» **PROMPT**: Every line from the one with "Reproduce this chart with matplotlib." to the one with "ax.axis('off')", including those two, is to be copied exactly; all other lines of the entries below are left out.

— START OF THE INPUT —

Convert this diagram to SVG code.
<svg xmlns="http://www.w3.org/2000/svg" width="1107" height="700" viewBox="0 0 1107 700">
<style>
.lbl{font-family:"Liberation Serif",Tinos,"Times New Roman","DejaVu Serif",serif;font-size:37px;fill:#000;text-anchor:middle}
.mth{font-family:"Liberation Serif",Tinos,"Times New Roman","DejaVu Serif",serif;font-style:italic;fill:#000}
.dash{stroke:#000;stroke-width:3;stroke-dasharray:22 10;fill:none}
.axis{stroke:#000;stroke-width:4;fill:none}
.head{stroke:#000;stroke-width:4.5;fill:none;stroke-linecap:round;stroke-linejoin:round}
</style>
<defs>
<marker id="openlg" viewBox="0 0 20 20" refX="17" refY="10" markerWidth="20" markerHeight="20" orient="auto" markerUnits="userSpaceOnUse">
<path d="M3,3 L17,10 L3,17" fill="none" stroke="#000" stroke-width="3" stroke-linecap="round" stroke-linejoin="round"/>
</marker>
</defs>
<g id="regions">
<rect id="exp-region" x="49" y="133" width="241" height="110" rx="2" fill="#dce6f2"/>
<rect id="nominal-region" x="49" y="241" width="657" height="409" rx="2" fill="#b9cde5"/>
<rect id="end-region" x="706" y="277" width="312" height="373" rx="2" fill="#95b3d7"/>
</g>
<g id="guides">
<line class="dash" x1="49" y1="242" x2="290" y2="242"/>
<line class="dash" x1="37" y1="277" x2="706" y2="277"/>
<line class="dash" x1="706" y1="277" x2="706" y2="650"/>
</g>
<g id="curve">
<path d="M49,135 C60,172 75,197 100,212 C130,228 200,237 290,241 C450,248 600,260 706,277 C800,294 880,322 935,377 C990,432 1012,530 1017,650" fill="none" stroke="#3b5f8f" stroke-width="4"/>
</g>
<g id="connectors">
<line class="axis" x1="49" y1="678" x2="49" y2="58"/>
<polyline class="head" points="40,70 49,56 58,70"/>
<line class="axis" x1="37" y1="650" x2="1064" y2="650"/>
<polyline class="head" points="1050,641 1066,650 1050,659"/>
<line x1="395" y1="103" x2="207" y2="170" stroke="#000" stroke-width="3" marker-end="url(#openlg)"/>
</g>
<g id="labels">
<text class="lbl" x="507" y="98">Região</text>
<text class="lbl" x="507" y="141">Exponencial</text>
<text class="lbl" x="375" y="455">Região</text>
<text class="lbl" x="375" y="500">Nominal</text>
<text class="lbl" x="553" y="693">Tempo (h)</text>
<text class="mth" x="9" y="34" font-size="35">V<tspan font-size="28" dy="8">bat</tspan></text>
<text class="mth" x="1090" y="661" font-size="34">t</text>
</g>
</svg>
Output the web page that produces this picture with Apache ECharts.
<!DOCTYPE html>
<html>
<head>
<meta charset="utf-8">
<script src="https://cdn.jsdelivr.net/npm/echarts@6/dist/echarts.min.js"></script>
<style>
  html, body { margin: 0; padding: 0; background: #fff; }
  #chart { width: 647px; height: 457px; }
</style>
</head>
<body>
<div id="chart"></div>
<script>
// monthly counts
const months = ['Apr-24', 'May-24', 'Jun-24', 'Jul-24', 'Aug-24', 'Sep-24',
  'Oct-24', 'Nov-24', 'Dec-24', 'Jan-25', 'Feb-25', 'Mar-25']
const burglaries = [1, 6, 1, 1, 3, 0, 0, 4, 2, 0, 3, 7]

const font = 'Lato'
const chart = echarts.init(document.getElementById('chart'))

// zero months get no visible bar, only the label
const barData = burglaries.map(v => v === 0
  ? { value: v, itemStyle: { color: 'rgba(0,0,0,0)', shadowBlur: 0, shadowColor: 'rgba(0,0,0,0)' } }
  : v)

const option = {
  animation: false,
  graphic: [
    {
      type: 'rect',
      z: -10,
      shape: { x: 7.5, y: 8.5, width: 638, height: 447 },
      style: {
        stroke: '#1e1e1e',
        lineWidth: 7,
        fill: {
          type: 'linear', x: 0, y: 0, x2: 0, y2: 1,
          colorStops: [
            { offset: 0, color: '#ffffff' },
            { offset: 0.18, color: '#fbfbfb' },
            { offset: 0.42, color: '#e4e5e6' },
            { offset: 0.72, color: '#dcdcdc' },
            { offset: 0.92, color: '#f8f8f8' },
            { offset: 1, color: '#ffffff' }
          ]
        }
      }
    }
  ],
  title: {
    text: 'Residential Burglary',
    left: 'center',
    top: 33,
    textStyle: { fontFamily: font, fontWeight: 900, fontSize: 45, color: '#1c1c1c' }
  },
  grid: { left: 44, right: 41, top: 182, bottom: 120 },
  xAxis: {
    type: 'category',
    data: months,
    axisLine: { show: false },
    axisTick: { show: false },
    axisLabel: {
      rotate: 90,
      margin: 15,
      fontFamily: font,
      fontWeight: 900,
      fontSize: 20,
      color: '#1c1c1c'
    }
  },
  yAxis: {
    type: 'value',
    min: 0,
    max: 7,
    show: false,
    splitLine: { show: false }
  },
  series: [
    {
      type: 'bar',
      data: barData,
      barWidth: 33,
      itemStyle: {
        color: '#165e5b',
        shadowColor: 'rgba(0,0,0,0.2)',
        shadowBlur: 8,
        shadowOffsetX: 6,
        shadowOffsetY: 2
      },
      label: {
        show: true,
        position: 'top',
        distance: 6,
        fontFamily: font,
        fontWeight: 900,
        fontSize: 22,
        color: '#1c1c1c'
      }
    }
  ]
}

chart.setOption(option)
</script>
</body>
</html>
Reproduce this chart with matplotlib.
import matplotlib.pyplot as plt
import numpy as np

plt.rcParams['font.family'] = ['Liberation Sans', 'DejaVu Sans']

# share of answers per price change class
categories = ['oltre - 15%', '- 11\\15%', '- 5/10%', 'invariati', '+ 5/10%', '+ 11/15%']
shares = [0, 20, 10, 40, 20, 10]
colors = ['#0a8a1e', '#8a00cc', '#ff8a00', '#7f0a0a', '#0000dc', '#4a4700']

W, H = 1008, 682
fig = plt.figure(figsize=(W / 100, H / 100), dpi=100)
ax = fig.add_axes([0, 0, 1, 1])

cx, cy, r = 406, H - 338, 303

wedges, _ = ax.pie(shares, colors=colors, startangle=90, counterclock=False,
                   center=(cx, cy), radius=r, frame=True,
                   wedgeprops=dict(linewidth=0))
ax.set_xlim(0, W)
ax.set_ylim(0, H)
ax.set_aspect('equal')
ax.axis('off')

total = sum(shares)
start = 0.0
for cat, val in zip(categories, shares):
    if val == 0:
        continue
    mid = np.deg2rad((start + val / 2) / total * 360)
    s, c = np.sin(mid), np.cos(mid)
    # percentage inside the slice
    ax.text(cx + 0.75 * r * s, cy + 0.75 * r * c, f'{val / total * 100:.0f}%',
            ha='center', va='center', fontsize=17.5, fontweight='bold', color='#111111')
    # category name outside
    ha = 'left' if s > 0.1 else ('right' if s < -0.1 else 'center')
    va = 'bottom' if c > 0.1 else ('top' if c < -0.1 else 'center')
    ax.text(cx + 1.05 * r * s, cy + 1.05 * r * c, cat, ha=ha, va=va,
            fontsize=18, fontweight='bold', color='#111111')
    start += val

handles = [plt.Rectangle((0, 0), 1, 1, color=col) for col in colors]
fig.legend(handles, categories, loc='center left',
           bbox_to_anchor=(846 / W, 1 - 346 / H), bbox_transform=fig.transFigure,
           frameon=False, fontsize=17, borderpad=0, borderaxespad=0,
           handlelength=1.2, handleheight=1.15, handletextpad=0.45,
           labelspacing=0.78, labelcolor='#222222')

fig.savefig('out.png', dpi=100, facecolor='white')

— END OF THE INPUT —

» **COMPLETE OUTPUT**:
Reproduce this chart with matplotlib.
import matplotlib.pyplot as plt
import numpy as np

plt.rcParams['font.family'] = ['Liberation Sans', 'DejaVu Sans']

# share of answers per price change class
categories = ['oltre - 15%', '- 11\\15%', '- 5/10%', 'invariati', '+ 5/10%', '+ 11/15%']
shares = [0, 20, 10, 40, 20, 10]
colors = ['#0a8a1e', '#8a00cc', '#ff8a00', '#7f0a0a', '#0000dc', '#4a4700']

W, H = 1008, 682
fig = plt.figure(figsize=(W / 100, H / 100), dpi=100)
ax = fig.add_axes([0, 0, 1, 1])

cx, cy, r = 406, H - 338, 303

wedges, _ = ax.pie(shares, colors=colors, startangle=90, counterclock=False,
                   center=(cx, cy), radius=r, frame=True,
                   wedgeprops=dict(linewidth=0))
ax.set_xlim(0, W)
ax.set_ylim(0, H)
ax.set_aspect('equal')
ax.axis('off')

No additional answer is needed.